Concerns over vote hacking have never been higher following Russia’s broad campaign to influence the 2016 election, which included attempts to infiltrate more than a dozen voter registration systems, but elections are managed by state and local officials, and DHS can only offer help to states.
In public appearances and talks with election officials, Secretary Kirstjen Nielsen has made it clear that her department is ready to assist but acknowledged that efforts vary widely state by state.
“Some are hiring third parties, some are working with us,” she told a Washington Post cybersecurity summit earlier this month. “There are some states that are utilizing the National Guard. There’s a variety of ways in which you can bring your capability and capacity up to speed. Each state is doing it a little bit differently.”
State National Guards have cybersecurity capabilities and have run cyber training exercises in the past to develop them.
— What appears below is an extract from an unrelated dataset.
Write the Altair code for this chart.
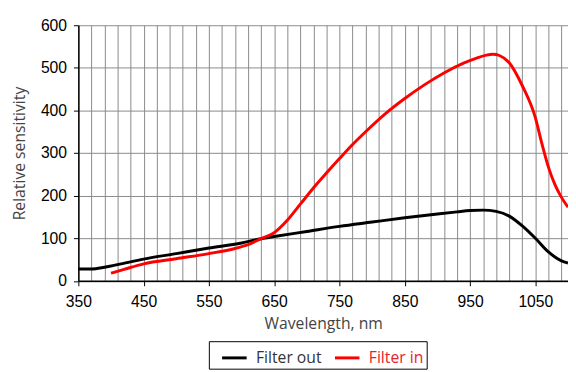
import altair as alt
import pandas as pd

# Filter out (black)
wl_out = [350, 370, 390, 410, 450, 500, 550, 600, 630, 650, 700, 750, 800, 850, 900,
          930, 950, 970, 990, 1010, 1030, 1050, 1070, 1090, 1100]
val_out = [28, 28, 32, 38, 51, 64, 77, 89, 99, 104, 116, 128, 138, 148, 157,
           162, 165, 166, 163, 152, 129, 100, 68, 47, 42]

# Filter in (red)
wl_in = [400, 420, 450, 500, 550, 590, 610, 630, 650, 670, 690, 710, 730, 750, 770,
         790, 820, 850, 880, 910, 940, 960, 975, 985, 995, 1010, 1030, 1050, 1060, 1070,
         1080, 1090, 1100]
val_in = [18, 27, 40, 52, 64, 76, 85, 99, 113, 142, 180, 218, 253, 287, 320,
          350, 392, 428, 460, 488, 511, 523, 530, 532, 529, 512, 458, 383, 322, 267,
          226, 196, 173]

series = ["Filter out", "Filter in"]
colors = ["#000000", "#ff0000"]

x_labels = [350, 450, 550, 650, 750, 850, 950, 1050]
x_grid = list(range(350, 1101, 20))
y_ticks = [0, 100, 200, 300, 400, 500, 600]

df = pd.concat([
    pd.DataFrame({"wl": wl_out, "val": val_out, "series": series[0], "order": 0}),
    pd.DataFrame({"wl": wl_in, "val": val_in, "series": series[1], "order": 1}),
])

label_test = "(datum.value - 350) % 100 == 0"

chart = alt.Chart(df).mark_line(strokeWidth=3, interpolate="monotone").encode(
    x=alt.X("wl:Q", scale=alt.Scale(domain=[350, 1100], nice=False, zero=False),
            axis=alt.Axis(values=x_grid, title="Wavelength, nm", format="d",
                          labelExpr=f"{label_test} ? datum.label : ''",
                          tickOpacity={"condition": {"test": label_test, "value": 1}, "value": 0},
                          tickSize=5, tickColor="black", labelPadding=8,
                          labelFont="Liberation Sans", labelFontSize=16, labelColor="black",
                          labelFlush=False, labelOverlap=False,
                          titleFont="Open Sans", titleFontSize=16, titleFontWeight="normal",
                          titleColor="#444444", titlePadding=7,
                          domainColor="black", domainWidth=1.5,
                          grid=True, gridColor="#8a8a8a", gridWidth=1)),
    y=alt.Y("val:Q", scale=alt.Scale(domain=[0, 600], nice=False),
            axis=alt.Axis(values=y_ticks, title="Relative sensitivity",
                          tickSize=5, tickColor="black", labelPadding=7,
                          labelFont="Liberation Sans", labelFontSize=16, labelColor="black",
                          titleFont="Open Sans", titleFontSize=16, titleFontWeight="normal",
                          titleColor="#444444", titlePadding=13,
                          domainColor="black", domainWidth=1.5,
                          grid=True, gridColor="#8a8a8a", gridWidth=1)),
    color=alt.Color("series:N", scale=alt.Scale(domain=series, range=colors),
                    legend=alt.Legend(title=None, orient="none", legendX=133, legendY=322,
                                      direction="horizontal", strokeColor="black",
                                      padding=3, columnPadding=3, symbolOffset=9,
                                      symbolType="stroke", symbolStrokeWidth=3, symbolSize=625,
                                      labelFont="Open Sans", labelFontSize=16, labelOffset=8,
                                      labelColor={"expr": "datum.label == 'Filter in' ? '#e8212b' : '#333333'"})),
    order="order:Q",
).properties(
    width=499, height=260.5,
    autosize=alt.AutoSizeParams(type="none"),
    padding={"left": 71.7, "top": 14, "right": 0, "bottom": 100},
).configure_view(stroke=None)

chart.save("out.html", embed_options={"renderer": "svg", "actions": False})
The department spokesperson declined to say which states have and have not undergone the assessments. ABC News asked election officials in all 50 states whether they have participated, and 19 states -- Arizona, Colorado, Connecticut, Delaware, Iowa, Illinois, Indiana, Maryland, Massachusetts, Minnesota, Montana, Nebraska, North Carolina, Pennsylvania, Rhode Island, South Carolina, Utah, Washington and Wisconsin -- confirmed that they had.
A New York official said the state has completed paperwork and is awaiting an assessment. Several others declined to comment.
States have been reluctant to share information about their specific cybersecurity practices, citing fears of giving too much information to potential hackers, but states that have partnered with DHS have almost unanimously voiced satisfaction with the services.
The DHS team sent to Wisconsin was “very thorough” and stayed in the state for two weeks, said Reid Magney, a spokesman for the Wisconsin Elections Commission. “We’re very satisfied with their services.”
But an official from Michigan, which did not undergo a DHS assessment, said the state has done “similar work with outside vendors and the Michigan Department of Technology, Management and Budget, which has its own cybersecurity resources that serve state agencies.”
An election official from Maine, which did not undergo a DHS assessment, said the state's voter-registration database is the only Internet-accessible part of its election system and is "heavily password protected, backed up, and monitored for suspicious activity" by state IT staff.
And Arkansas passed on DHS’s offer because election officials feel they’re already well prepared.
“We just did not do some of the same things some of the other people are doing,” said Chris Powell, press secretary for Arkansas’s secretary of state. “None of the machines or tabulators or any of that is ever connected to the Internet at any time, so we’re not worried about cyber-attacks on that or anything like that.”
Election-security watchdogs and cybersecurity experts have voiced concerns about multiple potential vulnerabilities to American elections—from electronic voting machines, to the programming of those machines, to voter-registration databases managed by state officials, county officials, or private vendors.
Assessments, DHS’s most robust form of assistance, “would include identifying how the network is configured, what are the various nodes, what are the various ways in which it could be attacked,” said John Cohen, an ABC News consultant and former deputy undersecretary for intelligence and analysis at DHS.
It’s not necessarily concerning that states have not taken up DHS on its full range of help, said the Brennan Center’s Larry Norden. But states’ reluctance to provide details makes it difficult to assess how prepared U.S. election officials are for potential hacking.
“DHS is not the only source for doing good risk assessments, but they are one, and they’re free,” Norden said. “Hopefully if they are using outside vendors or other IT experts, they’re getting good people to do that.”
This piece has been updated for clarity, removing a reference to Louisiana, which is state election officials said is scheduled to receive a lower-level DHS vulnerability scan, not the full DHS vulnerability assessment.